A young girl calls the police while hiding in a closet to say that her father has just killed her mother and is looking for her to kill next. The police immediately respond with overwhelming force anticipating a violent confrontation. The homeowner answers the front door, is thrown to the ground and surrounded by high-powered rifles locked and loaded.
The homeowner has been a victim of “swatting,” which is the act of reporting a crime using techniques that fool the “caller ID” system into believing that the call originated in the home and using voice modification equipment to make the dispatcher believe that a young girl made the call.
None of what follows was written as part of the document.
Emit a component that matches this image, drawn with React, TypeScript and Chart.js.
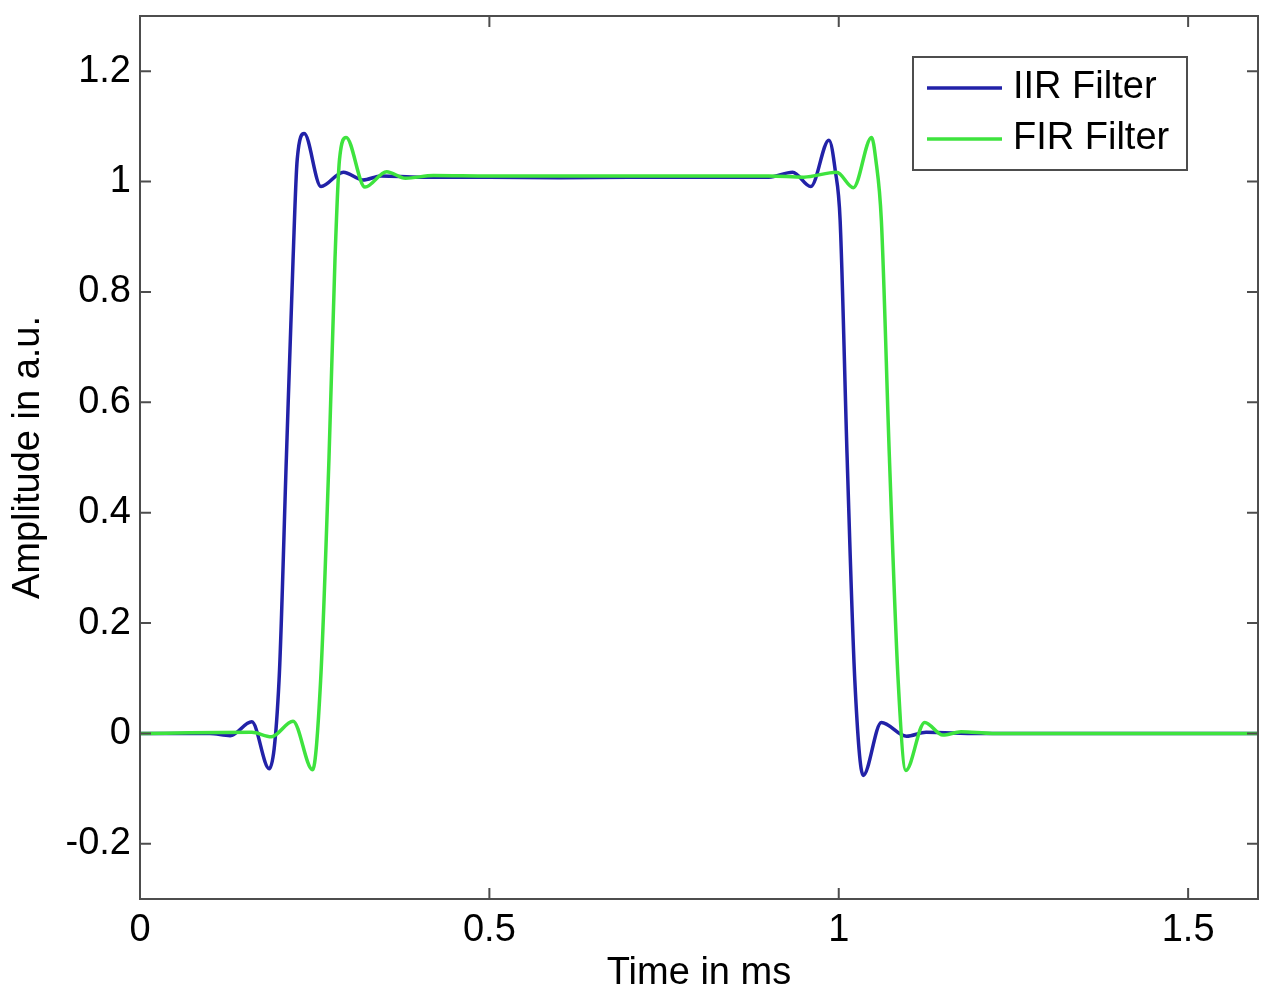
import { useEffect, useRef } from 'react';
import { Chart, registerables } from 'chart.js';

Chart.register(...registerables);

// IIR filter response (time in ms, amplitude in a.u.)
const iirTime = [0, 0.1, 0.129, 0.16, 0.185, 0.199, 0.2095, 0.219, 0.225, 0.235, 0.259, 0.291, 0.319, 0.345, 0.4, 0.5, 0.6, 0.7, 0.8, 0.9, 0.934, 0.96, 0.986, 0.995, 1.002, 1.012, 1.023, 1.035, 1.061, 1.097, 1.125, 1.2, 1.3, 1.4, 1.5, 1.6];
const iirAmp = [0, 0, -0.004, 0.021, -0.064, 0.096, 0.5, 0.857, 1.04, 1.087, 0.991, 1.017, 1.003, 1.01, 1.008, 1.008, 1.007, 1.008, 1.008, 1.008, 1.017, 0.991, 1.075, 1.02, 0.929, 0.5, 0.096, -0.076, 0.02, -0.005, 0.002, 0, 0, 0, 0, 0];

// FIR filter response
const firTime = [0, 0.16, 0.188, 0.219, 0.247, 0.2585, 0.2705, 0.279, 0.2855, 0.295, 0.322, 0.353, 0.38, 0.42, 0.5, 0.6, 0.7, 0.8, 0.9, 0.95, 0.997, 1.021, 1.047, 1.053, 1.061, 1.0725, 1.085, 1.096, 1.123, 1.149, 1.175, 1.22, 1.3, 1.4, 1.5, 1.6];
const firAmp = [0, 0.002, -0.006, 0.022, -0.066, 0.096, 0.5, 0.857, 1.04, 1.08, 0.99, 1.018, 1.006, 1.011, 1.01, 1.01, 1.01, 1.01, 1.01, 1.008, 1.017, 0.989, 1.08, 1.04, 0.929, 0.5, 0.096, -0.067, 0.02, -0.003, 0.003, 0, 0, 0, 0, 0];

const seriesNames = ['IIR Filter', 'FIR Filter'];
const seriesColors = ['#2222a8', '#3ee33e'];

const xTicks = [0, 0.5, 1, 1.5];
const yTicks = [-0.2, 0, 0.2, 0.4, 0.6, 0.8, 1, 1.2];

const FONT = '"Liberation Sans", Arial, Helvetica, sans-serif';
const FONT_SIZE = 38;

// MATLAB style box: frame, inward ticks on all sides, legend in top right
const matlabBox = {
    id: 'matlabBox',
    afterDatasetsDraw(chart: any) {
        const { ctx, chartArea: a, scales } = chart;
        ctx.save();
        ctx.strokeStyle = '#4d4d4d';
        ctx.lineWidth = 2;
        ctx.strokeRect(a.left, a.top, a.right - a.left, a.bottom - a.top);

        const len = 11;
        ctx.beginPath();
        scales.x.ticks.forEach((t: any) => {
            const px = scales.x.getPixelForValue(t.value);
            ctx.moveTo(px, a.bottom);
            ctx.lineTo(px, a.bottom - len);
            ctx.moveTo(px, a.top);
            ctx.lineTo(px, a.top + len);
        });
        scales.y.ticks.forEach((t: any) => {
            const py = scales.y.getPixelForValue(t.value);
            ctx.moveTo(a.left, py);
            ctx.lineTo(a.left + len, py);
            ctx.moveTo(a.right, py);
            ctx.lineTo(a.right - len, py);
        });
        ctx.stroke();

        // legend
        const w = 274;
        const h = 113;
        const lx = a.right - 71 - w;
        const ly = a.top + 41;
        ctx.fillStyle = '#ffffff';
        ctx.fillRect(lx, ly, w, h);
        ctx.strokeRect(lx, ly, w, h);
        ctx.font = `${FONT_SIZE}px ${FONT}`;
        ctx.textBaseline = 'middle';
        ctx.textAlign = 'left';
        chart.data.datasets.forEach((ds: any, i: number) => {
            const yy = ly + 31 + i * 51;
            ctx.strokeStyle = ds.borderColor;
            ctx.lineWidth = 3.5;
            ctx.beginPath();
            ctx.moveTo(lx + 14, yy);
            ctx.lineTo(lx + 89, yy);
            ctx.stroke();
            ctx.fillStyle = '#000000';
            ctx.fillText(ds.label, lx + 100, yy);
        });
        ctx.restore();
    },
};

const App = () => {
    const chartRef = useRef<Chart | null>(null);
    const canvasRef = useRef<HTMLCanvasElement | null>(null);

    useEffect(() => {
        document.body.style.margin = '0';
        if (!canvasRef.current) return;
        if (chartRef.current) chartRef.current.destroy();

        const ctx = canvasRef.current.getContext('2d');
        if (!ctx) return;

        const data = {
            datasets: [
                {
                    label: seriesNames[0],
                    data: iirTime.map((t, i) => ({ x: t, y: iirAmp[i] })),
                    borderColor: seriesColors[0],
                    borderWidth: 3.5,
                    pointRadius: 0,
                    cubicInterpolationMode: 'monotone' as const,
                    fill: false,
                    order: 1,
                },
                {
                    label: seriesNames[1],
                    data: firTime.map((t, i) => ({ x: t, y: firAmp[i] })),
                    borderColor: seriesColors[1],
                    borderWidth: 3.5,
                    pointRadius: 0,
                    cubicInterpolationMode: 'monotone' as const,
                    fill: false,
                    order: 0,
                },
            ],
        };

        const tickFont = { family: FONT, size: FONT_SIZE };

        chartRef.current = new Chart(ctx, {
            type: 'line',
            data,
            options: {
                animation: false,
                responsive: true,
                maintainAspectRatio: false,
                layout: { padding: { top: 16, right: 25, left: 0, bottom: 0 } },
                scales: {
                    x: {
                        type: 'linear',
                        min: 0,
                        max: 1.6,
                        afterBuildTicks: (s: any) => {
                            s.ticks = xTicks.map((v) => ({ value: v }));
                        },
                        afterFit: (s: any) => {
                            s.height = 101;
                            s.paddingLeft = 0;
                            s.paddingRight = 0;
                        },
                        grid: { display: false, drawTicks: false },
                        border: { display: false },
                        ticks: {
                            color: '#000',
                            font: tickFont,
                            padding: 9,
                            maxRotation: 0,
                            callback: (v: any) => String(v),
                        },
                        title: {
                            display: true,
                            text: 'Time in ms',
                            color: '#000',
                            font: tickFont,
                            padding: { top: 0, bottom: 4 },
                        },
                    },
                    y: {
                        type: 'linear',
                        min: -0.3,
                        max: 1.3,
                        afterBuildTicks: (s: any) => {
                            s.ticks = yTicks.map((v) => ({ value: v }));
                        },
                        afterFit: (s: any) => {
                            s.width = 140;
                            s.paddingTop = 0;
                            s.paddingBottom = 0;
                        },
                        grid: { display: false, drawTicks: false },
                        border: { display: false },
                        ticks: {
                            color: '#000',
                            font: tickFont,
                            padding: 9,
                            callback: (v: any) => String(v),
                        },
                        title: {
                            display: true,
                            text: 'Amplitude in a.u.',
                            color: '#000',
                            font: tickFont,
                            padding: { top: 6, bottom: 0 },
                        },
                    },
                },
                plugins: {
                    legend: { display: false },
                    tooltip: { enabled: false },
                },
            },
            plugins: [matlabBox],
        });

        return () => {
            if (chartRef.current) {
                chartRef.current.destroy();
                chartRef.current = null;
            }
        };
    }, []);

    return (
        <div style={{ width: '1283px', height: '1000px', position: 'relative', background: '#fff' }}>
            <canvas ref={canvasRef}></canvas>
        </div>
    );
};

export default App;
If you believe the Los Angeles Times on November 28, 2012, California is again leading the nation in a new type of crime which may not even be punishable given existing laws. While others may run to the Legislature to create a new law, I say it’s easy to use existing laws to deal with this problem.
Most police agencies have existing fees on the books for responding to a false alarm. Rather than a fixed fee which most agencies have, a full-cost fee similar to the “loud party response” fee is appropriate. The existing false alarm fee can be generalized to make it the responsibility of the party making the call and the fee equal to the cost of responding. This takes care of the cost.
The other issue is the risk of injury or death. The Los Angeles Times made a good case for this being very dangerous. It is identical to driving under the influence. Today’s paper also ran an article about a drunk driver who hit and killed a pedestrian. That driver is to be prosecuted for murder. Likewise, in case of death at the hands of officers, the “swatter” should be prosecuted for murder. And, if there is no death, the “swatter” should be prosecuted for attempted murder. This takes care of the punishment – no new laws needed.
The only issue that remains is how to catch the persons doing the “swatting.” Unfortunately, the answer to this question is beyond the scope of this article.